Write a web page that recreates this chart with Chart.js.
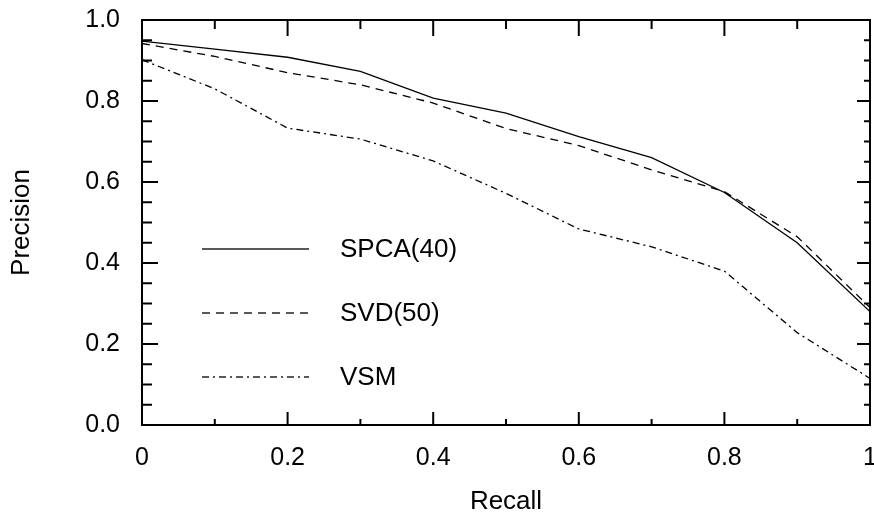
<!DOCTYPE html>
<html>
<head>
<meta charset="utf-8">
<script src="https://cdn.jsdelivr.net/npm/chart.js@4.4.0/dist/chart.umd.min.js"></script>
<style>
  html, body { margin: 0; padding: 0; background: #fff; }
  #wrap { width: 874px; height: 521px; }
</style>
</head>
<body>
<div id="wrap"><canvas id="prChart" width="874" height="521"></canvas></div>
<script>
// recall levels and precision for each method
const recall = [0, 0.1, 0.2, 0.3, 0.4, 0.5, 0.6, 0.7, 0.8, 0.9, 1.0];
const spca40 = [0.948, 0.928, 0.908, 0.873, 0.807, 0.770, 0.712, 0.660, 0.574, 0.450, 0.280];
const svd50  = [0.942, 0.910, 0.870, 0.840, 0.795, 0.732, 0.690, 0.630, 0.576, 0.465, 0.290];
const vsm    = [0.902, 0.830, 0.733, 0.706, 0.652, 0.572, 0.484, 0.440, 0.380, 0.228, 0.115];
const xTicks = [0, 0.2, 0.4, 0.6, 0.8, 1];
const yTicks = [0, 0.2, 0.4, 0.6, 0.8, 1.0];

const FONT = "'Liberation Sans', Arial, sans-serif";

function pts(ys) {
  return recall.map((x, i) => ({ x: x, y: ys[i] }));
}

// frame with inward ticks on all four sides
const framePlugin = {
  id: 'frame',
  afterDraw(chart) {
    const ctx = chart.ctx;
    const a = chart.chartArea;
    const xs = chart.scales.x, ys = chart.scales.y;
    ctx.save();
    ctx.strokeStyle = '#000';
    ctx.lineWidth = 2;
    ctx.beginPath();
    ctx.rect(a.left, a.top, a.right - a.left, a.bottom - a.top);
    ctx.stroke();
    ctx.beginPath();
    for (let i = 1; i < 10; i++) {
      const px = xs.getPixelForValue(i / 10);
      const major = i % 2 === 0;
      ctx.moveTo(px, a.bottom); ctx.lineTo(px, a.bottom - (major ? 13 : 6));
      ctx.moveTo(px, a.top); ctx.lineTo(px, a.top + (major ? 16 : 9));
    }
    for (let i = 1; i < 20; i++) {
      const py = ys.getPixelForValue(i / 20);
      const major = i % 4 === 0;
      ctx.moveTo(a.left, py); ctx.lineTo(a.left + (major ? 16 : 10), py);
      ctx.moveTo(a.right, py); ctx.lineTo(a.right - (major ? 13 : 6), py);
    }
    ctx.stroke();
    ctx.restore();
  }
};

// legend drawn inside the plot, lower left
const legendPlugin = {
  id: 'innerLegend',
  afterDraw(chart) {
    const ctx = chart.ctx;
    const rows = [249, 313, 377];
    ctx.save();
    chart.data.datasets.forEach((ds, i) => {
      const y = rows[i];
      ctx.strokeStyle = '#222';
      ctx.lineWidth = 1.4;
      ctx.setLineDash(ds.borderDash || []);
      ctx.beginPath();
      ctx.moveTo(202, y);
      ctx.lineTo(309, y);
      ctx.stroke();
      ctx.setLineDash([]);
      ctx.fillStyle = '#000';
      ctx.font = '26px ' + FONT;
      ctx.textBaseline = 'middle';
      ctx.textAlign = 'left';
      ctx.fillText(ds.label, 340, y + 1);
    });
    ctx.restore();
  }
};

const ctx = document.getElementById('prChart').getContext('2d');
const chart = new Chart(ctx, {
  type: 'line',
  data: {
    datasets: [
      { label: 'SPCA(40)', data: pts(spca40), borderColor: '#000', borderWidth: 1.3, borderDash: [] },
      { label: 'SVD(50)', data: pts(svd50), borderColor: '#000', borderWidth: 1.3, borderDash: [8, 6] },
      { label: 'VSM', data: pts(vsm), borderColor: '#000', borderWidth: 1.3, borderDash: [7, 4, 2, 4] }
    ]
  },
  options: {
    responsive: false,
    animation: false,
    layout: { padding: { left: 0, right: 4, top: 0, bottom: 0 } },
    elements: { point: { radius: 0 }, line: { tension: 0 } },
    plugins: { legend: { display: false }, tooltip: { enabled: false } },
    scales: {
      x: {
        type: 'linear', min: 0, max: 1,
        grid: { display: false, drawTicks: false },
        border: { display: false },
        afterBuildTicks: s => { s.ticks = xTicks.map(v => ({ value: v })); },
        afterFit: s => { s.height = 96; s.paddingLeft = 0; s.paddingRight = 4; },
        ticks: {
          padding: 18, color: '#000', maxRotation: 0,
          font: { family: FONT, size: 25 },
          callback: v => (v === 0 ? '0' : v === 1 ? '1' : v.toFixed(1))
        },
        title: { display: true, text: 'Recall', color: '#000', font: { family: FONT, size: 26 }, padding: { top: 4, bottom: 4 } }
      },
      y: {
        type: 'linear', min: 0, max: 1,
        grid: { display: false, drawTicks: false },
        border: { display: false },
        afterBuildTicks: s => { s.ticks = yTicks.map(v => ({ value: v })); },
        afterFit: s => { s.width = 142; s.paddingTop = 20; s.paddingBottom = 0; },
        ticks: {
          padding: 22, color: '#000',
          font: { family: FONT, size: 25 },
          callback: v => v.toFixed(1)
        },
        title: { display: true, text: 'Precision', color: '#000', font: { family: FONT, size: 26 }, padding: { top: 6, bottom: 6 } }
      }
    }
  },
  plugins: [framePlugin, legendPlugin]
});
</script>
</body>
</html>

» **To be done**
Produce an exact copy of each line of data, skipping embedded images.

» **Result of this exercise**
Write a web page that recreates this chart with Chart.js.
<!DOCTYPE html>
<html>
<head>
<meta charset="utf-8">
<script src="https://cdn.jsdelivr.net/npm/chart.js@4.4.0/dist/chart.umd.min.js"></script>
<style>
  html, body { margin: 0; padding: 0; background: #fff; }
  #wrap { width: 874px; height: 521px; }
</style>
</head>
<body>
<div id="wrap"><canvas id="prChart" width="874" height="521"></canvas></div>
<script>
// recall levels and precision for each method
const recall = [0, 0.1, 0.2, 0.3, 0.4, 0.5, 0.6, 0.7, 0.8, 0.9, 1.0];
const spca40 = [0.948, 0.928, 0.908, 0.873, 0.807, 0.770, 0.712, 0.660, 0.574, 0.450, 0.280];
const svd50  = [0.942, 0.910, 0.870, 0.840, 0.795, 0.732, 0.690, 0.630, 0.576, 0.465, 0.290];
const vsm    = [0.902, 0.830, 0.733, 0.706, 0.652, 0.572, 0.484, 0.440, 0.380, 0.228, 0.115];
const xTicks = [0, 0.2, 0.4, 0.6, 0.8, 1];
const yTicks = [0, 0.2, 0.4, 0.6, 0.8, 1.0];

const FONT = "'Liberation Sans', Arial, sans-serif";

function pts(ys) {
  return recall.map((x, i) => ({ x: x, y: ys[i] }));
}

// frame with inward ticks on all four sides
const framePlugin = {
  id: 'frame',
  afterDraw(chart) {
    const ctx = chart.ctx;
    const a = chart.chartArea;
    const xs = chart.scales.x, ys = chart.scales.y;
    ctx.save();
    ctx.strokeStyle = '#000';
    ctx.lineWidth = 2;
    ctx.beginPath();
    ctx.rect(a.left, a.top, a.right - a.left, a.bottom - a.top);
    ctx.stroke();
    ctx.beginPath();
    for (let i = 1; i < 10; i++) {
      const px = xs.getPixelForValue(i / 10);
      const major = i % 2 === 0;
      ctx.moveTo(px, a.bottom); ctx.lineTo(px, a.bottom - (major ? 13 : 6));
      ctx.moveTo(px, a.top); ctx.lineTo(px, a.top + (major ? 16 : 9));
    }
    for (let i = 1; i < 20; i++) {
      const py = ys.getPixelForValue(i / 20);
      const major = i % 4 === 0;
      ctx.moveTo(a.left, py); ctx.lineTo(a.left + (major ? 16 : 10), py);
      ctx.moveTo(a.right, py); ctx.lineTo(a.right - (major ? 13 : 6), py);
    }
    ctx.stroke();
    ctx.restore();
  }
};

// legend drawn inside the plot, lower left
const legendPlugin = {
  id: 'innerLegend',
  afterDraw(chart) {
    const ctx = chart.ctx;
    const rows = [249, 313, 377];
    ctx.save();
    chart.data.datasets.forEach((ds, i) => {
      const y = rows[i];
      ctx.strokeStyle = '#222';
      ctx.lineWidth = 1.4;
      ctx.setLineDash(ds.borderDash || []);
      ctx.beginPath();
      ctx.moveTo(202, y);
      ctx.lineTo(309, y);
      ctx.stroke();
      ctx.setLineDash([]);
      ctx.fillStyle = '#000';
      ctx.font = '26px ' + FONT;
      ctx.textBaseline = 'middle';
      ctx.textAlign = 'left';
      ctx.fillText(ds.label, 340, y + 1);
    });
    ctx.restore();
  }
};

const ctx = document.getElementById('prChart').getContext('2d');
const chart = new Chart(ctx, {
  type: 'line',
  data: {
    datasets: [
      { label: 'SPCA(40)', data: pts(spca40), borderColor: '#000', borderWidth: 1.3, borderDash: [] },
      { label: 'SVD(50)', data: pts(svd50), borderColor: '#000', borderWidth: 1.3, borderDash: [8, 6] },
      { label: 'VSM', data: pts(vsm), borderColor: '#000', borderWidth: 1.3, borderDash: [7, 4, 2, 4] }
    ]
  },
  options: {
    responsive: false,
    animation: false,
    layout: { padding: { left: 0, right: 4, top: 0, bottom: 0 } },
    elements: { point: { radius: 0 }, line: { tension: 0 } },
    plugins: { legend: { display: false }, tooltip: { enabled: false } },
    scales: {
      x: {
        type: 'linear', min: 0, max: 1,
        grid: { display: false, drawTicks: false },
        border: { display: false },
        afterBuildTicks: s => { s.ticks = xTicks.map(v => ({ value: v })); },
        afterFit: s => { s.height = 96; s.paddingLeft = 0; s.paddingRight = 4; },
        ticks: {
          padding: 18, color: '#000', maxRotation: 0,
          font: { family: FONT, size: 25 },
          callback: v => (v === 0 ? '0' : v === 1 ? '1' : v.toFixed(1))
        },
        title: { display: true, text: 'Recall', color: '#000', font: { family: FONT, size: 26 }, padding: { top: 4, bottom: 4 } }
      },
      y: {
        type: 'linear', min: 0, max: 1,
        grid: { display: false, drawTicks: false },
        border: { display: false },
        afterBuildTicks: s => { s.ticks = yTicks.map(v => ({ value: v })); },
        afterFit: s => { s.width = 142; s.paddingTop = 20; s.paddingBottom = 0; },
        ticks: {
          padding: 22, color: '#000',
          font: { family: FONT, size: 25 },
          callback: v => v.toFixed(1)
        },
        title: { display: true, text: 'Precision', color: '#000', font: { family: FONT, size: 26 }, padding: { top: 6, bottom: 6 } }
      }
    }
  },
  plugins: [framePlugin, legendPlugin]
});
</script>
</body>
</html>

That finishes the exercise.